See T.P.D., 981 P.2d at 119 (citation omitted).
It might be argued that at most Jeffrey has established grounds for reversal on appeal but not for Civil Rule 60(b) relief. Here, however, the mistaken conclusion that Jeffrey was T.W.'s "legal father" was used by CSED to deny him a meaningful hearing that could provide true relief in the procedural context of CSED's administrative action. His only recourse, as stated by CSED, was to seek relief by initiating a separate paternity action in the superior court. But that position denies due process to the presumed father: Arrears that accrue in the interim between service of the NFFR and a court order disestablishing the paternity of the presumed father cannot be retroactively modified because they are final judgments. Thus, the legally presumed father is liable for the arrears and has no recourse. Such a procedure denies a fundamental aspect of due process, which is the right to be heard.
See Morris v. Morris, 908 P.2d 425, 429 (Alaska 1995) (noting that Civil Rule 60 is not a substitute for failing to file a timely appeal or a vehicle for relitigating issues that have been resolved by a prior judgment (quoting Burrell v. Burrell, 696 P.2d 157, 163 (Alaska 1984)).

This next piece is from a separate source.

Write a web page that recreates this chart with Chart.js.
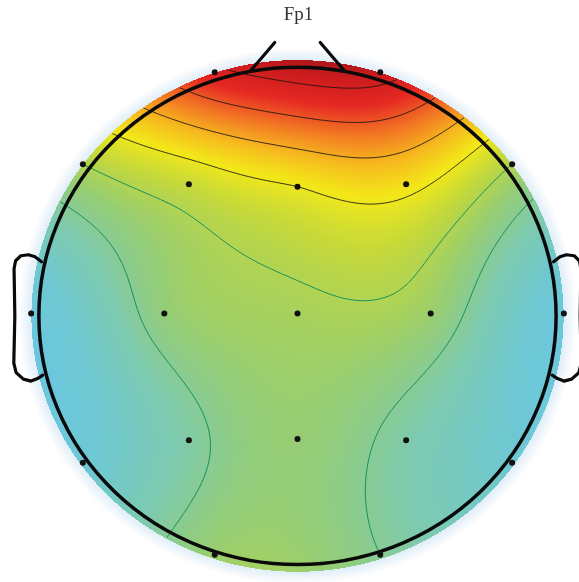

See Keyes v. Humana Hosp. Alaska, Inc., 750 P.2d 343, 353 (Alaska 1988).
C. Jeffery Is Entitled to Reimbursement of Child Support Amounts Collected and Retained by the State.
CSED argues that the superior court improperly ordered the state to reimburse Jeffrey for funds involuntarily collected from him after Kurt Walker filed his complaint. As both parties agree, our recent decision in State, CSED v. Mitchell controls. In Mitchell, we held that to the extent that funds were collected and retained by the state, a court may properly order a refund, but that the court could not order a refund as to funds collected but passed through to another entity. As to those funds, the disestablished father must instead collect directly from that other entity. Thus, any funds collected from Jeffrey and retained by the state are subject to a refund order; but Jeffrey must bring a separate action to obtain those funds collected and passed through to either the federal government or to Krystal. Because the superior court's refund order did not distinguish between funds retained by the state and those passed through to another entity, we remand with directions that only funds retained by the state are subject to the refund order.
The parties dispute the proper effective date of the refund order. CSED argues that the date on which Jeffrey Maxwell moved to disestablish paternity (December 18, 1997) is the proper date. Maxwell argues that the date on which Kurt Walker moved to establish his own paternity (February 8, 1997) is the proper date. The superior court utilized the earlier date, reasoning that because a child may have only one father the date of Kurt Walker's establishment of paternity must necessarily end Jeffrey Maxwell's obligation to provide support. The superior court did not err in this conclusion.
930 P.2d 1284 (Alaska 1997).
See id. at 1289-90.
See id. at 1290.
IV. CONCLUSION
Jeffrey Maxwell was not accorded due process of law by CSED when it entered a child support order and established child support arrears against him. Therefore, the order of support entered by CSED against him was void. As a matter of law, Jeffrey Maxwell is entitled to relief under Civil Rule 60(b)(4). Accordingly, we AFFIRM the superior court's order vacating the child support arrears. We REMAND the superior court's order concerning refund for further proceedings consistent with this opinion.